### Supplied data ###

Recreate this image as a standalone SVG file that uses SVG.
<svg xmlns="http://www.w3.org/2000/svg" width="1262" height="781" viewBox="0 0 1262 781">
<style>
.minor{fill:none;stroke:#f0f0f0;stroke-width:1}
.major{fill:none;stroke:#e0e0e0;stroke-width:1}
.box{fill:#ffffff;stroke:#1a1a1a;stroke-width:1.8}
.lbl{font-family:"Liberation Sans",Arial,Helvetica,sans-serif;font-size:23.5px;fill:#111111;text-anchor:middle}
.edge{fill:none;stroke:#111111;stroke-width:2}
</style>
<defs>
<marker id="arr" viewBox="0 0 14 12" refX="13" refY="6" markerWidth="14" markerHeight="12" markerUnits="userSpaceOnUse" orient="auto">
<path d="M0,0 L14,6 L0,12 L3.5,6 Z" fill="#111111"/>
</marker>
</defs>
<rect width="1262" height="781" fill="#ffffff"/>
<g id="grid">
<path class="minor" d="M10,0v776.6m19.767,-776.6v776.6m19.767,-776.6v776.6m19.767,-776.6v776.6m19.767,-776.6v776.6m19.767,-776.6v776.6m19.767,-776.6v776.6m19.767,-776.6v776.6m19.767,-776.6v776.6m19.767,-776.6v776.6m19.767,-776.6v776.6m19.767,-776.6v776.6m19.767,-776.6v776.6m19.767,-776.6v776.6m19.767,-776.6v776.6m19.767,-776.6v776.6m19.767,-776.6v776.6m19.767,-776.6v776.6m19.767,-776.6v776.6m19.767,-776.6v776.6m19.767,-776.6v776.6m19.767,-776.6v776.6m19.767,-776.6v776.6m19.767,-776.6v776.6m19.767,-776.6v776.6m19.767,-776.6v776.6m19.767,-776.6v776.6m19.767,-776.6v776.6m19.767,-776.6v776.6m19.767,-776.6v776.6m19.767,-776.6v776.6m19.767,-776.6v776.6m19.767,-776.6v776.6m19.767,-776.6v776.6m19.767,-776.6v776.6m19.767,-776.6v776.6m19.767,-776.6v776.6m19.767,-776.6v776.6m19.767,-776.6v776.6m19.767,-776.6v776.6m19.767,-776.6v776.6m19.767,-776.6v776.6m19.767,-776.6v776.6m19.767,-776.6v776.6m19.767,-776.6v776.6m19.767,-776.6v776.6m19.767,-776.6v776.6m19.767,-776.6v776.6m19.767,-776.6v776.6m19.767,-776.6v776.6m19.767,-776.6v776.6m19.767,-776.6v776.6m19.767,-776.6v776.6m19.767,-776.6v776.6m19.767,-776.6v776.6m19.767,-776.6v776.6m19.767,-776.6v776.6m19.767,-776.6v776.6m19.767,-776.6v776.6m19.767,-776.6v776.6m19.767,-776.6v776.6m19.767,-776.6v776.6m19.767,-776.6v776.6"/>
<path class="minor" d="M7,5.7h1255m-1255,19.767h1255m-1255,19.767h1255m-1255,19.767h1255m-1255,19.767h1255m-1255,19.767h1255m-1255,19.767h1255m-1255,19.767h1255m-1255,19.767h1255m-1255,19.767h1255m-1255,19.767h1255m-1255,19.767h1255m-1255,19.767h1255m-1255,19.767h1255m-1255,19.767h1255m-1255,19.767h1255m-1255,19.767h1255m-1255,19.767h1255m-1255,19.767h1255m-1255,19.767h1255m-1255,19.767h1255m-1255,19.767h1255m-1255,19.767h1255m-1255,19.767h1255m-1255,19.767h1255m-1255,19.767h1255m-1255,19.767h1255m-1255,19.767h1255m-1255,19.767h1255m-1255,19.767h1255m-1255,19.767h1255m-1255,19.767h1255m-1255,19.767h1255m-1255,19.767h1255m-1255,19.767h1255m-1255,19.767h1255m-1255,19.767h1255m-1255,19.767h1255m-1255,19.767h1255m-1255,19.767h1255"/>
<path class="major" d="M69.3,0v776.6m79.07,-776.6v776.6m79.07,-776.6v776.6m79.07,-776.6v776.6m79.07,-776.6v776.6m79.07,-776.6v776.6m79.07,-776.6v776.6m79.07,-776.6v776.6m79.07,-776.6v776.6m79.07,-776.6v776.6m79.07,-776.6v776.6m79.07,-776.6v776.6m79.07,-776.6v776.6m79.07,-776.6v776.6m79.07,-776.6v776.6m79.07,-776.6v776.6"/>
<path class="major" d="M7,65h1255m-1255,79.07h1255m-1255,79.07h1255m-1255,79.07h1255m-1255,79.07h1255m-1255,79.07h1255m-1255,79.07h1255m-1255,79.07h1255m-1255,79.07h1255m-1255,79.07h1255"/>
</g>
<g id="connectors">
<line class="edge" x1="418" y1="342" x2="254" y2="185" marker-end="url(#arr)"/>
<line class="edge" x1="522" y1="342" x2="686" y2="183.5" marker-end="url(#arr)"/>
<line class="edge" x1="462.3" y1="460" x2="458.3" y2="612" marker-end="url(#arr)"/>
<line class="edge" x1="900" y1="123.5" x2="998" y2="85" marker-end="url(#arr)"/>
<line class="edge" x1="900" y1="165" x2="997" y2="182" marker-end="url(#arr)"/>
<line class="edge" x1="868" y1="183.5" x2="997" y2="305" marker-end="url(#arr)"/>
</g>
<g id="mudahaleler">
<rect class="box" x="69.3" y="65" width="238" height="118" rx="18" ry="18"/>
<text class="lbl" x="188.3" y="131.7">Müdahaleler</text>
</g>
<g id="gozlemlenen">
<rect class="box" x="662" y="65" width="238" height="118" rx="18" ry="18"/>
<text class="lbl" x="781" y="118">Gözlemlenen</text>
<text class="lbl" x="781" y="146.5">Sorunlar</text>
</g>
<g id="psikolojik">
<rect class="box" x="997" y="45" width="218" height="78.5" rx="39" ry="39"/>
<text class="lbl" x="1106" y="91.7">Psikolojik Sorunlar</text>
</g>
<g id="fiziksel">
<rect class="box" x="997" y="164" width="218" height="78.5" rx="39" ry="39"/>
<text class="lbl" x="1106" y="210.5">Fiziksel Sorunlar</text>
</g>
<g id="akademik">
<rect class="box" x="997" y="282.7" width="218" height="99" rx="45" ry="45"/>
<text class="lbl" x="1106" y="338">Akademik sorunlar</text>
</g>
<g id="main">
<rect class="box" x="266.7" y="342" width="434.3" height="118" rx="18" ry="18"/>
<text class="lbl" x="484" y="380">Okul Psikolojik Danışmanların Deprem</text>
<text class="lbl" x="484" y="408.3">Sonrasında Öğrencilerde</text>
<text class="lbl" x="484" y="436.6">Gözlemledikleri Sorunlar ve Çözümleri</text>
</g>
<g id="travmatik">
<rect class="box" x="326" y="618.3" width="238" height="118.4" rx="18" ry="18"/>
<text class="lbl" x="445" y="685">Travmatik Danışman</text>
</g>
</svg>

###

Problem statement: Reproduce the data in its entirety, matching each character.

The result:
Recreate this image as a standalone SVG file that uses SVG.
<svg xmlns="http://www.w3.org/2000/svg" width="1262" height="781" viewBox="0 0 1262 781">
<style>
.minor{fill:none;stroke:#f0f0f0;stroke-width:1}
.major{fill:none;stroke:#e0e0e0;stroke-width:1}
.box{fill:#ffffff;stroke:#1a1a1a;stroke-width:1.8}
.lbl{font-family:"Liberation Sans",Arial,Helvetica,sans-serif;font-size:23.5px;fill:#111111;text-anchor:middle}
.edge{fill:none;stroke:#111111;stroke-width:2}
</style>
<defs>
<marker id="arr" viewBox="0 0 14 12" refX="13" refY="6" markerWidth="14" markerHeight="12" markerUnits="userSpaceOnUse" orient="auto">
<path d="M0,0 L14,6 L0,12 L3.5,6 Z" fill="#111111"/>
</marker>
</defs>
<rect width="1262" height="781" fill="#ffffff"/>
<g id="grid">
<path class="minor" d="M10,0v776.6m19.767,-776.6v776.6m19.767,-776.6v776.6m19.767,-776.6v776.6m19.767,-776.6v776.6m19.767,-776.6v776.6m19.767,-776.6v776.6m19.767,-776.6v776.6m19.767,-776.6v776.6m19.767,-776.6v776.6m19.767,-776.6v776.6m19.767,-776.6v776.6m19.767,-776.6v776.6m19.767,-776.6v776.6m19.767,-776.6v776.6m19.767,-776.6v776.6m19.767,-776.6v776.6m19.767,-776.6v776.6m19.767,-776.6v776.6m19.767,-776.6v776.6m19.767,-776.6v776.6m19.767,-776.6v776.6m19.767,-776.6v776.6m19.767,-776.6v776.6m19.767,-776.6v776.6m19.767,-776.6v776.6m19.767,-776.6v776.6m19.767,-776.6v776.6m19.767,-776.6v776.6m19.767,-776.6v776.6m19.767,-776.6v776.6m19.767,-776.6v776.6m19.767,-776.6v776.6m19.767,-776.6v776.6m19.767,-776.6v776.6m19.767,-776.6v776.6m19.767,-776.6v776.6m19.767,-776.6v776.6m19.767,-776.6v776.6m19.767,-776.6v776.6m19.767,-776.6v776.6m19.767,-776.6v776.6m19.767,-776.6v776.6m19.767,-776.6v776.6m19.767,-776.6v776.6m19.767,-776.6v776.6m19.767,-776.6v776.6m19.767,-776.6v776.6m19.767,-776.6v776.6m19.767,-776.6v776.6m19.767,-776.6v776.6m19.767,-776.6v776.6m19.767,-776.6v776.6m19.767,-776.6v776.6m19.767,-776.6v776.6m19.767,-776.6v776.6m19.767,-776.6v776.6m19.767,-776.6v776.6m19.767,-776.6v776.6m19.767,-776.6v776.6m19.767,-776.6v776.6m19.767,-776.6v776.6m19.767,-776.6v776.6"/>
<path class="minor" d="M7,5.7h1255m-1255,19.767h1255m-1255,19.767h1255m-1255,19.767h1255m-1255,19.767h1255m-1255,19.767h1255m-1255,19.767h1255m-1255,19.767h1255m-1255,19.767h1255m-1255,19.767h1255m-1255,19.767h1255m-1255,19.767h1255m-1255,19.767h1255m-1255,19.767h1255m-1255,19.767h1255m-1255,19.767h1255m-1255,19.767h1255m-1255,19.767h1255m-1255,19.767h1255m-1255,19.767h1255m-1255,19.767h1255m-1255,19.767h1255m-1255,19.767h1255m-1255,19.767h1255m-1255,19.767h1255m-1255,19.767h1255m-1255,19.767h1255m-1255,19.767h1255m-1255,19.767h1255m-1255,19.767h1255m-1255,19.767h1255m-1255,19.767h1255m-1255,19.767h1255m-1255,19.767h1255m-1255,19.767h1255m-1255,19.767h1255m-1255,19.767h1255m-1255,19.767h1255m-1255,19.767h1255m-1255,19.767h1255"/>
<path class="major" d="M69.3,0v776.6m79.07,-776.6v776.6m79.07,-776.6v776.6m79.07,-776.6v776.6m79.07,-776.6v776.6m79.07,-776.6v776.6m79.07,-776.6v776.6m79.07,-776.6v776.6m79.07,-776.6v776.6m79.07,-776.6v776.6m79.07,-776.6v776.6m79.07,-776.6v776.6m79.07,-776.6v776.6m79.07,-776.6v776.6m79.07,-776.6v776.6m79.07,-776.6v776.6"/>
<path class="major" d="M7,65h1255m-1255,79.07h1255m-1255,79.07h1255m-1255,79.07h1255m-1255,79.07h1255m-1255,79.07h1255m-1255,79.07h1255m-1255,79.07h1255m-1255,79.07h1255m-1255,79.07h1255"/>
</g>
<g id="connectors">
<line class="edge" x1="418" y1="342" x2="254" y2="185" marker-end="url(#arr)"/>
<line class="edge" x1="522" y1="342" x2="686" y2="183.5" marker-end="url(#arr)"/>
<line class="edge" x1="462.3" y1="460" x2="458.3" y2="612" marker-end="url(#arr)"/>
<line class="edge" x1="900" y1="123.5" x2="998" y2="85" marker-end="url(#arr)"/>
<line class="edge" x1="900" y1="165" x2="997" y2="182" marker-end="url(#arr)"/>
<line class="edge" x1="868" y1="183.5" x2="997" y2="305" marker-end="url(#arr)"/>
</g>
<g id="mudahaleler">
<rect class="box" x="69.3" y="65" width="238" height="118" rx="18" ry="18"/>
<text class="lbl" x="188.3" y="131.7">Müdahaleler</text>
</g>
<g id="gozlemlenen">
<rect class="box" x="662" y="65" width="238" height="118" rx="18" ry="18"/>
<text class="lbl" x="781" y="118">Gözlemlenen</text>
<text class="lbl" x="781" y="146.5">Sorunlar</text>
</g>
<g id="psikolojik">
<rect class="box" x="997" y="45" width="218" height="78.5" rx="39" ry="39"/>
<text class="lbl" x="1106" y="91.7">Psikolojik Sorunlar</text>
</g>
<g id="fiziksel">
<rect class="box" x="997" y="164" width="218" height="78.5" rx="39" ry="39"/>
<text class="lbl" x="1106" y="210.5">Fiziksel Sorunlar</text>
</g>
<g id="akademik">
<rect class="box" x="997" y="282.7" width="218" height="99" rx="45" ry="45"/>
<text class="lbl" x="1106" y="338">Akademik sorunlar</text>
</g>
<g id="main">
<rect class="box" x="266.7" y="342" width="434.3" height="118" rx="18" ry="18"/>
<text class="lbl" x="484" y="380">Okul Psikolojik Danışmanların Deprem</text>
<text class="lbl" x="484" y="408.3">Sonrasında Öğrencilerde</text>
<text class="lbl" x="484" y="436.6">Gözlemledikleri Sorunlar ve Çözümleri</text>
</g>
<g id="travmatik">
<rect class="box" x="326" y="618.3" width="238" height="118.4" rx="18" ry="18"/>
<text class="lbl" x="445" y="685">Travmatik Danışman</text>
</g>
</svg>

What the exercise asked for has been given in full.